■ **Material provided**
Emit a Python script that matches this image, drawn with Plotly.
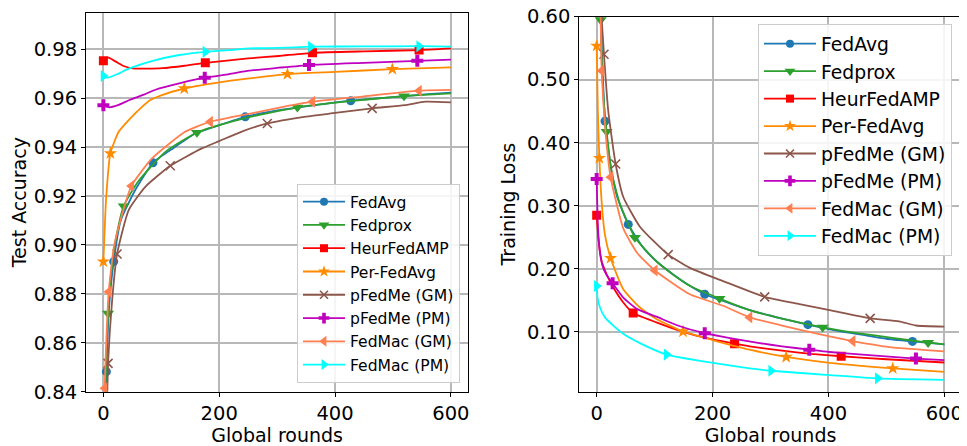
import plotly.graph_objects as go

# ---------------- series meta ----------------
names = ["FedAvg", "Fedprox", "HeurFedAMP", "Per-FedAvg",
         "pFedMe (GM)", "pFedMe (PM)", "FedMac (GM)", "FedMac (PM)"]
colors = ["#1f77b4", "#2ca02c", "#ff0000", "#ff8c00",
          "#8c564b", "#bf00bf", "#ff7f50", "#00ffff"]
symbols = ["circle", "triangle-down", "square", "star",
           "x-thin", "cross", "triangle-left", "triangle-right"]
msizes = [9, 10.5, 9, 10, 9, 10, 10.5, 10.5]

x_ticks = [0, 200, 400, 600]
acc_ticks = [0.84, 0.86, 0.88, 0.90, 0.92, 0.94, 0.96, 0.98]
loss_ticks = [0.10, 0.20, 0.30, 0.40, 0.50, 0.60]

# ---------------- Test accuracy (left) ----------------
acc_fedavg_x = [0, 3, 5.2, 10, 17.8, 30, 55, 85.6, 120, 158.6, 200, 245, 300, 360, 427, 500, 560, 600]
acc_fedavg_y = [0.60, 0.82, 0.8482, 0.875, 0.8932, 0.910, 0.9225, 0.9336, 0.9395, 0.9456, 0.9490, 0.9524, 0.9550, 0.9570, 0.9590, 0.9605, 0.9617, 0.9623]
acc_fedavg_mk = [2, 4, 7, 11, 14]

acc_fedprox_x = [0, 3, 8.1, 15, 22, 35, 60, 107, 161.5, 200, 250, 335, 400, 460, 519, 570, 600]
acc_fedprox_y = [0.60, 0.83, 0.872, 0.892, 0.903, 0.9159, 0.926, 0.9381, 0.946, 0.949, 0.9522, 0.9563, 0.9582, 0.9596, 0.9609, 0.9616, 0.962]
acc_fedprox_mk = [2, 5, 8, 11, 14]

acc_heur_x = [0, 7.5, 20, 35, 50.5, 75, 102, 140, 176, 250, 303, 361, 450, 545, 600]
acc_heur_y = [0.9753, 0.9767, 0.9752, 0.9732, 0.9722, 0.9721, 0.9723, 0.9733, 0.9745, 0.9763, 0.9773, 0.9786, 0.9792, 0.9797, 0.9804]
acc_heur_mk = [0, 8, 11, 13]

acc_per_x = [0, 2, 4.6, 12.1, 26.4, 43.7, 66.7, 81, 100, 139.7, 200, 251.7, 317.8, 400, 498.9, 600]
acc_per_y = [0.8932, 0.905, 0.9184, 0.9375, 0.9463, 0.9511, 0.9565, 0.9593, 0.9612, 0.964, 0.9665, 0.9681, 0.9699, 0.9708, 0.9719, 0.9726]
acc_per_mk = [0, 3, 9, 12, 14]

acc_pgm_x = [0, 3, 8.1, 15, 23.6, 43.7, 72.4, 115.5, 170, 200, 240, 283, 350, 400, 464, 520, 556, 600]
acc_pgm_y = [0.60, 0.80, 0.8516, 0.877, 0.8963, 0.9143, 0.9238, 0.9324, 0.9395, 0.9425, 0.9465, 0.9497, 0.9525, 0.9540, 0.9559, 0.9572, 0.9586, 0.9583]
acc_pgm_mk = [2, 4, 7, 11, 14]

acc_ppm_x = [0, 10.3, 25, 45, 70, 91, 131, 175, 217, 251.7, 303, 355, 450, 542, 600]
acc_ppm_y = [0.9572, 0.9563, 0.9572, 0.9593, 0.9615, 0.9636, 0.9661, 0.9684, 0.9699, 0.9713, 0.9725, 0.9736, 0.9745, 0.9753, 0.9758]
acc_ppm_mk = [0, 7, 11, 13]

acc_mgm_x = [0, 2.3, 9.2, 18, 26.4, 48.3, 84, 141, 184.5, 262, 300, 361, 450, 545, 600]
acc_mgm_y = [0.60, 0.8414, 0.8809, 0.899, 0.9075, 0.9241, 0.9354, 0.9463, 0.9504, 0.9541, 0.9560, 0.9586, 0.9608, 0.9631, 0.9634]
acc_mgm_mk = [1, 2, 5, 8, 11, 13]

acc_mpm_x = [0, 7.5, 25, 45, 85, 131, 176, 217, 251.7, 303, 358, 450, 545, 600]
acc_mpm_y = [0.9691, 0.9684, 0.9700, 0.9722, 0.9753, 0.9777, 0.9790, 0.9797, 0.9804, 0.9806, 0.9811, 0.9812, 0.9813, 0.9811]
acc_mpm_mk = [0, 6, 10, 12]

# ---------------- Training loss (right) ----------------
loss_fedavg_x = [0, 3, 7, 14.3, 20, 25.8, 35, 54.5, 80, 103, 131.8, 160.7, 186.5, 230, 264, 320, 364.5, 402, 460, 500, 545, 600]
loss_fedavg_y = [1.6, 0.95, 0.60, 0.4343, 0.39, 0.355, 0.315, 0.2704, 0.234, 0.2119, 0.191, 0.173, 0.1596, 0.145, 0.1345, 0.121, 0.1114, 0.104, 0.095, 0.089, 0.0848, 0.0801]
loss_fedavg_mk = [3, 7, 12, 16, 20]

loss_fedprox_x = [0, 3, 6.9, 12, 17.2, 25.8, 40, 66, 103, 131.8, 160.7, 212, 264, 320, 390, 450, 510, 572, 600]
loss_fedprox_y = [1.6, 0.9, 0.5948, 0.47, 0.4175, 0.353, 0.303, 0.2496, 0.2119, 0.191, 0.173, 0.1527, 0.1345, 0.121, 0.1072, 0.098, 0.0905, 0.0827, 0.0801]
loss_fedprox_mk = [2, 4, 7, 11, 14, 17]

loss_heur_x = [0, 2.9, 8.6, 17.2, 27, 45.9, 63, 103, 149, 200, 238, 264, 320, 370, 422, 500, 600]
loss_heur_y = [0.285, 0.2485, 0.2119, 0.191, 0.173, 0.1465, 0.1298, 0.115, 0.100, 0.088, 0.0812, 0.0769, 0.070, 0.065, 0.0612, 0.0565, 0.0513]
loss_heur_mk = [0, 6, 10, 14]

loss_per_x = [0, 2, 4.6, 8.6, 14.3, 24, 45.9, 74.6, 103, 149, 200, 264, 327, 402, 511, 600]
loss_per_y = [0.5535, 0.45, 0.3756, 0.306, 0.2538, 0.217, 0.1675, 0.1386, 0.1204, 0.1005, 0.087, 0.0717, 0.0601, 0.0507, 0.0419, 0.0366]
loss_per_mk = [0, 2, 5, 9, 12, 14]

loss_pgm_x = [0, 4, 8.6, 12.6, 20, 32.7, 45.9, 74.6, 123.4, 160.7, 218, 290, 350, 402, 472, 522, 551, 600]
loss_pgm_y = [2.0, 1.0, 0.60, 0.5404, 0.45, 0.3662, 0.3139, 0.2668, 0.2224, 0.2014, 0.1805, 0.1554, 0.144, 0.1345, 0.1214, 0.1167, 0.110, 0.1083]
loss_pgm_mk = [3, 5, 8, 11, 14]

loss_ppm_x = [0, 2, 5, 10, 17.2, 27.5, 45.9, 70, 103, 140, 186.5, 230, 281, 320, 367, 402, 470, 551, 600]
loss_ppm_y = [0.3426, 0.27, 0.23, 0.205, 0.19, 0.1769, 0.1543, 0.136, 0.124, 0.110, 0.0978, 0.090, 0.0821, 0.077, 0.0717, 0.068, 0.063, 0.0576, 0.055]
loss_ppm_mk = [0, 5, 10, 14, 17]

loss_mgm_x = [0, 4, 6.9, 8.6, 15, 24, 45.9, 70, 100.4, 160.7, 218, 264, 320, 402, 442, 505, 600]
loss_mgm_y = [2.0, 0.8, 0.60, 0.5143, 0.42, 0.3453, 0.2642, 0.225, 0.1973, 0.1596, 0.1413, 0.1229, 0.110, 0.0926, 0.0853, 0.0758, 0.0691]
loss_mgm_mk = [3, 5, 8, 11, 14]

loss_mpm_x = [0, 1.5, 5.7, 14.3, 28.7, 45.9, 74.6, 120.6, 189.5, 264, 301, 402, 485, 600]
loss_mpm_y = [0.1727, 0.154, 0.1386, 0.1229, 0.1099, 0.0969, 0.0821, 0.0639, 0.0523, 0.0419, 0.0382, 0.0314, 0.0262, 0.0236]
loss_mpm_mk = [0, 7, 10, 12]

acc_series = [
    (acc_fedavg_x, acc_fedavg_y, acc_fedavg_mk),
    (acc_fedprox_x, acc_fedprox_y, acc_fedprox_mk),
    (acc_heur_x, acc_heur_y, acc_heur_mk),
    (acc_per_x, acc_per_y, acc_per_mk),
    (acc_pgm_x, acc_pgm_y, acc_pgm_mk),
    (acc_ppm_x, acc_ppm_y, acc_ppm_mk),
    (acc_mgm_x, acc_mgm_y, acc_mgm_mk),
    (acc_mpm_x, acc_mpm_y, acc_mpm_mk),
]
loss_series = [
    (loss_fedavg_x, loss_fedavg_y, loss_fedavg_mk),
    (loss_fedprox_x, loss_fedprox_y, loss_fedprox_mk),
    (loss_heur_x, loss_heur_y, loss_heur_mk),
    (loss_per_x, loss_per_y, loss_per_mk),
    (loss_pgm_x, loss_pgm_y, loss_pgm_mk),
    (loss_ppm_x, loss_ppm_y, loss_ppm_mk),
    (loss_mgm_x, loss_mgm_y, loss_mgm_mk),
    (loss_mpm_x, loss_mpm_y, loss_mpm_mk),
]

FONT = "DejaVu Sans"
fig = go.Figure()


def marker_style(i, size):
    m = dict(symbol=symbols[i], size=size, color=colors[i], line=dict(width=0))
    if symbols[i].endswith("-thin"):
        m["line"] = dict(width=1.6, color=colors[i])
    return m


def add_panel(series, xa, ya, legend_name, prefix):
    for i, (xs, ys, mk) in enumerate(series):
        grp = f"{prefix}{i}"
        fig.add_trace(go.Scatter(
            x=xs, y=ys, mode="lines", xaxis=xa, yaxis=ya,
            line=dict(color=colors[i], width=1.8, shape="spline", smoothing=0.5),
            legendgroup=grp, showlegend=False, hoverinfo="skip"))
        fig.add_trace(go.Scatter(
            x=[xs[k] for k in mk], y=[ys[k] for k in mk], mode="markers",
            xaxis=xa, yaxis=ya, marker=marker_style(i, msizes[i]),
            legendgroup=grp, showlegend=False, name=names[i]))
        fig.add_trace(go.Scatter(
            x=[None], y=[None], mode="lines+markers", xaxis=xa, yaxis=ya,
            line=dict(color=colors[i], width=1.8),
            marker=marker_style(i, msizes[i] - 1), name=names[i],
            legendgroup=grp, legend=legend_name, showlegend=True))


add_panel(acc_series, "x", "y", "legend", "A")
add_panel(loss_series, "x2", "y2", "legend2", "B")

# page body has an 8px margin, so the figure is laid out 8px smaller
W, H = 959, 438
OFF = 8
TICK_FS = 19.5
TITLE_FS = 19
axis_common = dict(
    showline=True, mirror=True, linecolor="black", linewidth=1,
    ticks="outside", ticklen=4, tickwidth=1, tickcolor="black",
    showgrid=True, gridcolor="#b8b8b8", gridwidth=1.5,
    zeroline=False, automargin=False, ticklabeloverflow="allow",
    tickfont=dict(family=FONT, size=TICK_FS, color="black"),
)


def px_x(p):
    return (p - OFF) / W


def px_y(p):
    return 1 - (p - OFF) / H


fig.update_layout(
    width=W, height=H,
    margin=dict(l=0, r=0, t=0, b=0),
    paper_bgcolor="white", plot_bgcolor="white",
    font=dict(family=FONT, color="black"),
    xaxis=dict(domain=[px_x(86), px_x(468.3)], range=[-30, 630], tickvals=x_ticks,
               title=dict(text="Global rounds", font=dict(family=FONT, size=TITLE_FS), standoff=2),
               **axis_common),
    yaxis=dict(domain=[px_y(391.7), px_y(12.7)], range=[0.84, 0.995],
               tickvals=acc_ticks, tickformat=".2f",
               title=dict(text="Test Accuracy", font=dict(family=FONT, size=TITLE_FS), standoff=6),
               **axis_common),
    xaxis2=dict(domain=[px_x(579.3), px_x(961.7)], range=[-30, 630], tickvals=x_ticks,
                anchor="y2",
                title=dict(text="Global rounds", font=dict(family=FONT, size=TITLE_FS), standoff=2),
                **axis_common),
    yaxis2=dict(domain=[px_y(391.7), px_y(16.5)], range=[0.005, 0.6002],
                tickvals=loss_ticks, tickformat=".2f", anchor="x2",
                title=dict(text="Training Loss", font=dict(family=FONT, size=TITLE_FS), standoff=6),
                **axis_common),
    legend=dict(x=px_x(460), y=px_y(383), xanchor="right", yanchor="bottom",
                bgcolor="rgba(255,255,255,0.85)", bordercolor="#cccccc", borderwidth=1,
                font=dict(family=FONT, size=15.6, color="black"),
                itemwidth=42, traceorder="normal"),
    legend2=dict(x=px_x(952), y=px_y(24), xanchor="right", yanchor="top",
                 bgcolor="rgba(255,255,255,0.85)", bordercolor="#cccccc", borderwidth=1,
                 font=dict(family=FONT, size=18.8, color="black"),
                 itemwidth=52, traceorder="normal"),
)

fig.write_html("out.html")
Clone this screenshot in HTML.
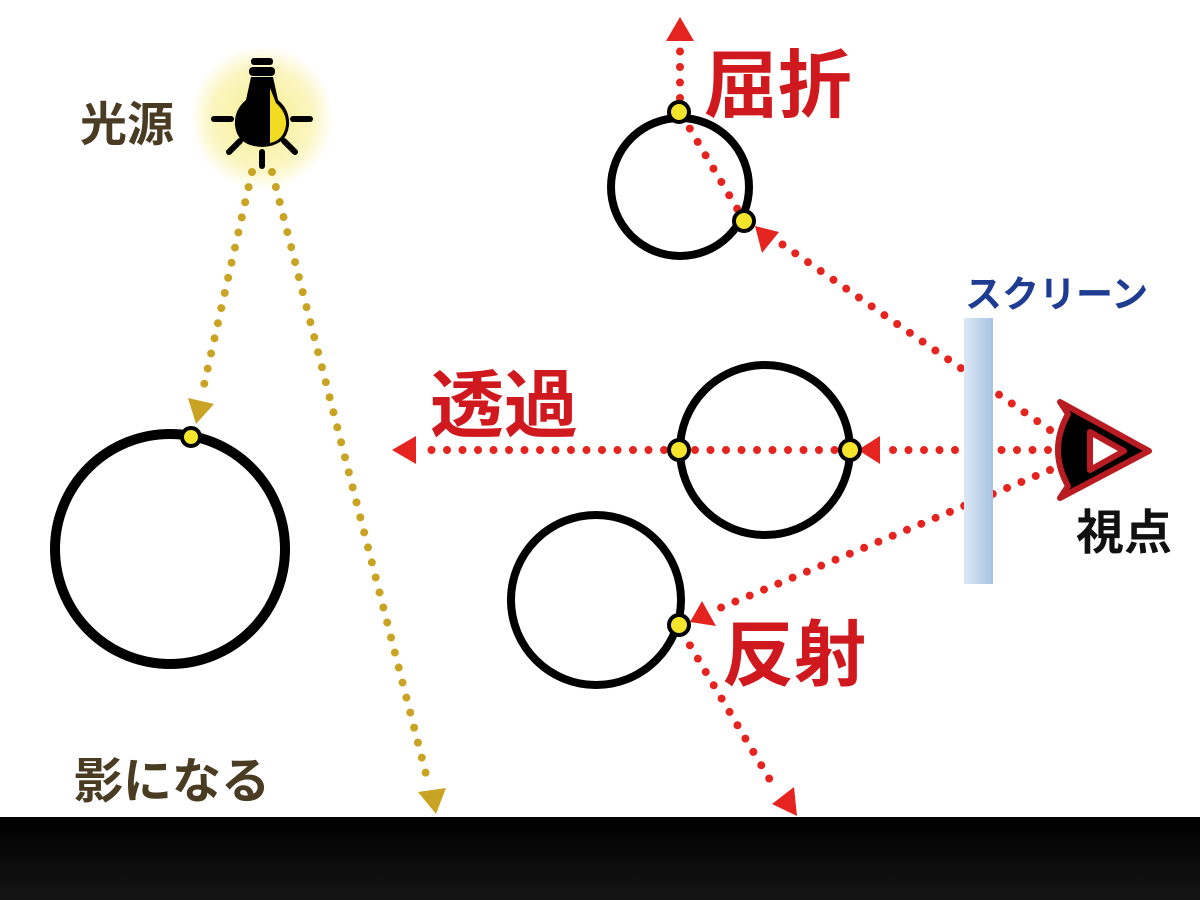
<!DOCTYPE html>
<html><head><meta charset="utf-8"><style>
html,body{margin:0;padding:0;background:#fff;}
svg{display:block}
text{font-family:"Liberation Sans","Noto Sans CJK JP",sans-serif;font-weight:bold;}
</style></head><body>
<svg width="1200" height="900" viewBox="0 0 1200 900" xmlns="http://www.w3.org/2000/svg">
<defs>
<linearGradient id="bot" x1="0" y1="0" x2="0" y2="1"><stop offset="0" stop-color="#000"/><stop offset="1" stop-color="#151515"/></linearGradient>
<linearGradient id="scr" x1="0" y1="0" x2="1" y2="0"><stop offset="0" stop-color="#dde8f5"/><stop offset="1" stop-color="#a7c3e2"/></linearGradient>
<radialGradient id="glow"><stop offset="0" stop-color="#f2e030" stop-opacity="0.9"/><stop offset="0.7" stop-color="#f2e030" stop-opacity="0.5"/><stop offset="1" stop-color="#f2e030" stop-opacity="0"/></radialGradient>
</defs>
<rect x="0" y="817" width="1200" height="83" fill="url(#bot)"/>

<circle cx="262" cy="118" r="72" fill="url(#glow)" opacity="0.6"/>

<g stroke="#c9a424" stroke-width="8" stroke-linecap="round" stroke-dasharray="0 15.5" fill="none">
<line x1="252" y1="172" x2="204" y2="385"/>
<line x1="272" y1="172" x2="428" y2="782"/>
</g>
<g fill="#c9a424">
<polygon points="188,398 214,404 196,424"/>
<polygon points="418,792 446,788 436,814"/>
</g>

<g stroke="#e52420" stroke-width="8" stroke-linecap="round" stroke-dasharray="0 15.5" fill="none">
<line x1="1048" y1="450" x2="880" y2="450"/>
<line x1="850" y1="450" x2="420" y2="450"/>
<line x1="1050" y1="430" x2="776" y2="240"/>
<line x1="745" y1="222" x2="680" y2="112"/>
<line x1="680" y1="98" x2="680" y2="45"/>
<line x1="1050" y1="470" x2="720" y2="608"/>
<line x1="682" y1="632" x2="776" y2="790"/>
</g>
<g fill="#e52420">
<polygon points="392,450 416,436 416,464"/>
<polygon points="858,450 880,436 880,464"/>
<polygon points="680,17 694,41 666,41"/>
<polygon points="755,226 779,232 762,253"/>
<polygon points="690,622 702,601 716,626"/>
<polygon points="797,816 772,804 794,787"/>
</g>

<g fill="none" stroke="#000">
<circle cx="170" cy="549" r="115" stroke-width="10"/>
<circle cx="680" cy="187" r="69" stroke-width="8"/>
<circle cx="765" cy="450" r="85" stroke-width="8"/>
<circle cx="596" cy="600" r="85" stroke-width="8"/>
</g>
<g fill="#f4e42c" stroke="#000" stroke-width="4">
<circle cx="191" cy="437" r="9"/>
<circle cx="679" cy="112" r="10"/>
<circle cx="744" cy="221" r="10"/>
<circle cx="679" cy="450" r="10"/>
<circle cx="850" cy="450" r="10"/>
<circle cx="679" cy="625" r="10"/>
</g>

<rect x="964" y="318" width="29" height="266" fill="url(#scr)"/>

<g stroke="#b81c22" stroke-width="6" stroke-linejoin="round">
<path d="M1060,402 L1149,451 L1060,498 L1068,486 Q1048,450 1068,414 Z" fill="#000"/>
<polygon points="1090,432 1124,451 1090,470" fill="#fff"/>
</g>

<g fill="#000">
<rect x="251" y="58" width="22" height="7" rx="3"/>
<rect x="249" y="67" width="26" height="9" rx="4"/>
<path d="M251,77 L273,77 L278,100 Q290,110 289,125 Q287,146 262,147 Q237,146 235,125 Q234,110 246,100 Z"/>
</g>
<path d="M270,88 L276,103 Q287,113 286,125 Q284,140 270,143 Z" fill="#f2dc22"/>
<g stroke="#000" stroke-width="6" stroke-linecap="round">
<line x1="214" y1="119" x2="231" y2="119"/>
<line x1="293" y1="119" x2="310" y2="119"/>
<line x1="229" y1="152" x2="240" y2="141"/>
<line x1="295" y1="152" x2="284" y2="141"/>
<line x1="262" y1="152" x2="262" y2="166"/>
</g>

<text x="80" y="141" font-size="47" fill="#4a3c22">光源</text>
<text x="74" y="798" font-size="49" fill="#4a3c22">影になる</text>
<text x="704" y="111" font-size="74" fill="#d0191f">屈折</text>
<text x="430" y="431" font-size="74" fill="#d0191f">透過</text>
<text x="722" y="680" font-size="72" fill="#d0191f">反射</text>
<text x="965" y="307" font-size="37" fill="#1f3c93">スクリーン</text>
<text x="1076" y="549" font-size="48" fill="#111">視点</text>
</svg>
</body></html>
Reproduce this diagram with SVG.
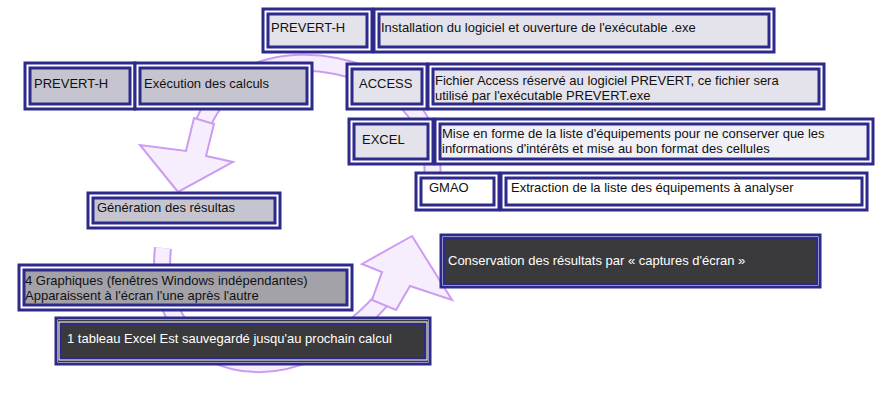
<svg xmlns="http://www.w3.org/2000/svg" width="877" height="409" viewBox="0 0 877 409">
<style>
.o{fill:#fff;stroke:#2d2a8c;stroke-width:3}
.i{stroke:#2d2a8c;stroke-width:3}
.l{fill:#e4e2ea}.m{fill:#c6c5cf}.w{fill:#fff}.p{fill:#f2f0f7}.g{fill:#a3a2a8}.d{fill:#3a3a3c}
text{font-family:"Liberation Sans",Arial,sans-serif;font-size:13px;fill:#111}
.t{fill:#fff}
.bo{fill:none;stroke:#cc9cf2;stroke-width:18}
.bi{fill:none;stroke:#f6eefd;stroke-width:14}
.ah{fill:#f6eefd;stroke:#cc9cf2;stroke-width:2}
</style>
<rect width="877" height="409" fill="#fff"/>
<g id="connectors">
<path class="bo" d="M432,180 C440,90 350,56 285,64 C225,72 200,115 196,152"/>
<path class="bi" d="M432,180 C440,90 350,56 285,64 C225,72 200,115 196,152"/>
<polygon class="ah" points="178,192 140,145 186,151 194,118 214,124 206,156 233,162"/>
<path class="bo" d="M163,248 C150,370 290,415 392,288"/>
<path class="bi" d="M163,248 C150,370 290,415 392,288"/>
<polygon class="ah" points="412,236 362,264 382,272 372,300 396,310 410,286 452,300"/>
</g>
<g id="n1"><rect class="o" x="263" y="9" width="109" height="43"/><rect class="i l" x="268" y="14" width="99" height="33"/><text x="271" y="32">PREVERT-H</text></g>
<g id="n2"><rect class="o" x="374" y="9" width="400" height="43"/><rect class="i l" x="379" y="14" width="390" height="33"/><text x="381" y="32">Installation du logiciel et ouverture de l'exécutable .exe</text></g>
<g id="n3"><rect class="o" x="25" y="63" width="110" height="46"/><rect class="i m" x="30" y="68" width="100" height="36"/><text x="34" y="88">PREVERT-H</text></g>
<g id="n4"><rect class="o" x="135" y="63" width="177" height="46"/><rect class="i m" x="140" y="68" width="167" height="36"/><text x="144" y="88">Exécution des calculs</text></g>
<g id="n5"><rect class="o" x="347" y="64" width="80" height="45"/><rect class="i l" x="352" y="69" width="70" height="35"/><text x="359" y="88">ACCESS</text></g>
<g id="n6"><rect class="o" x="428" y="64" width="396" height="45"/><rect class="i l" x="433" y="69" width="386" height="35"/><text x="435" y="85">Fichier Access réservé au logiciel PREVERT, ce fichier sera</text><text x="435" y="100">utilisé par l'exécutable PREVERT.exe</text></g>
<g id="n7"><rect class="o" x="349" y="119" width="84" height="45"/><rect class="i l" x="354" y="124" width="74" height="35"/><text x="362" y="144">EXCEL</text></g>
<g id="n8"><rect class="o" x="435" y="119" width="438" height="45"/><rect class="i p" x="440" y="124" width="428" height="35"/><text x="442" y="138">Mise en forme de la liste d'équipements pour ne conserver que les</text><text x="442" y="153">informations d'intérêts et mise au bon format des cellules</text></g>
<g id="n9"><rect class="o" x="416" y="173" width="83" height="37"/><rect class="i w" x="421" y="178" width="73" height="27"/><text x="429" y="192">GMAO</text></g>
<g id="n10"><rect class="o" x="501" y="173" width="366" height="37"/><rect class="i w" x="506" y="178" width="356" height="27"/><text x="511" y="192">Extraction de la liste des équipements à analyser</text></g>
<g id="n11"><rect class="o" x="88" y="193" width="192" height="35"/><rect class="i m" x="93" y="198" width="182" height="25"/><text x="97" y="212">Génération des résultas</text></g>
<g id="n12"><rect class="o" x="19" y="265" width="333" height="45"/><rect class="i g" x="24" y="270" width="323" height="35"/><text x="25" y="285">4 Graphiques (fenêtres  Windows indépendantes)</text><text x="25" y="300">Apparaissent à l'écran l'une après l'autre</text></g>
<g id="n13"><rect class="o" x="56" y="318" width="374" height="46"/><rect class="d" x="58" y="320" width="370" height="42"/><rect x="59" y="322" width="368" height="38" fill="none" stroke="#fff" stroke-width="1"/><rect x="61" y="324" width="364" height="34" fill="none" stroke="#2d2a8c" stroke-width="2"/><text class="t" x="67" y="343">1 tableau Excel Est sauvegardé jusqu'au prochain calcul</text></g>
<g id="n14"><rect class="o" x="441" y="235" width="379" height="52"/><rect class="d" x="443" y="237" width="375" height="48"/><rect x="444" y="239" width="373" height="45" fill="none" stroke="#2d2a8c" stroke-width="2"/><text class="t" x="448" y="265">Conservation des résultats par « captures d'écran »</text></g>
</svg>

■ **Written request**
Skip the pictures, please, and transcribe only the lines from the beginning of the material through the one that contains "acc_per_mk = [0, 3, 9, 12, 14]".

■ **Task answer**
Emit a Python script that matches this image, drawn with Plotly.
import plotly.graph_objects as go

# ---------------- series meta ----------------
names = ["FedAvg", "Fedprox", "HeurFedAMP", "Per-FedAvg",
         "pFedMe (GM)", "pFedMe (PM)", "FedMac (GM)", "FedMac (PM)"]
colors = ["#1f77b4", "#2ca02c", "#ff0000", "#ff8c00",
          "#8c564b", "#bf00bf", "#ff7f50", "#00ffff"]
symbols = ["circle", "triangle-down", "square", "star",
           "x-thin", "cross", "triangle-left", "triangle-right"]
msizes = [9, 10.5, 9, 10, 9, 10, 10.5, 10.5]

x_ticks = [0, 200, 400, 600]
acc_ticks = [0.84, 0.86, 0.88, 0.90, 0.92, 0.94, 0.96, 0.98]
loss_ticks = [0.10, 0.20, 0.30, 0.40, 0.50, 0.60]

# ---------------- Test accuracy (left) ----------------
acc_fedavg_x = [0, 3, 5.2, 10, 17.8, 30, 55, 85.6, 120, 158.6, 200, 245, 300, 360, 427, 500, 560, 600]
acc_fedavg_y = [0.60, 0.82, 0.8482, 0.875, 0.8932, 0.910, 0.9225, 0.9336, 0.9395, 0.9456, 0.9490, 0.9524, 0.9550, 0.9570, 0.9590, 0.9605, 0.9617, 0.9623]
acc_fedavg_mk = [2, 4, 7, 11, 14]

acc_fedprox_x = [0, 3, 8.1, 15, 22, 35, 60, 107, 161.5, 200, 250, 335, 400, 460, 519, 570, 600]
acc_fedprox_y = [0.60, 0.83, 0.872, 0.892, 0.903, 0.9159, 0.926, 0.9381, 0.946, 0.949, 0.9522, 0.9563, 0.9582, 0.9596, 0.9609, 0.9616, 0.962]
acc_fedprox_mk = [2, 5, 8, 11, 14]

acc_heur_x = [0, 7.5, 20, 35, 50.5, 75, 102, 140, 176, 250, 303, 361, 450, 545, 600]
acc_heur_y = [0.9753, 0.9767, 0.9752, 0.9732, 0.9722, 0.9721, 0.9723, 0.9733, 0.9745, 0.9763, 0.9773, 0.9786, 0.9792, 0.9797, 0.9804]
acc_heur_mk = [0, 8, 11, 13]

acc_per_x = [0, 2, 4.6, 12.1, 26.4, 43.7, 66.7, 81, 100, 139.7, 200, 251.7, 317.8, 400, 498.9, 600]
acc_per_y = [0.8932, 0.905, 0.9184, 0.9375, 0.9463, 0.9511, 0.9565, 0.9593, 0.9612, 0.964, 0.9665, 0.9681, 0.9699, 0.9708, 0.9719, 0.9726]
acc_per_mk = [0, 3, 9, 12, 14]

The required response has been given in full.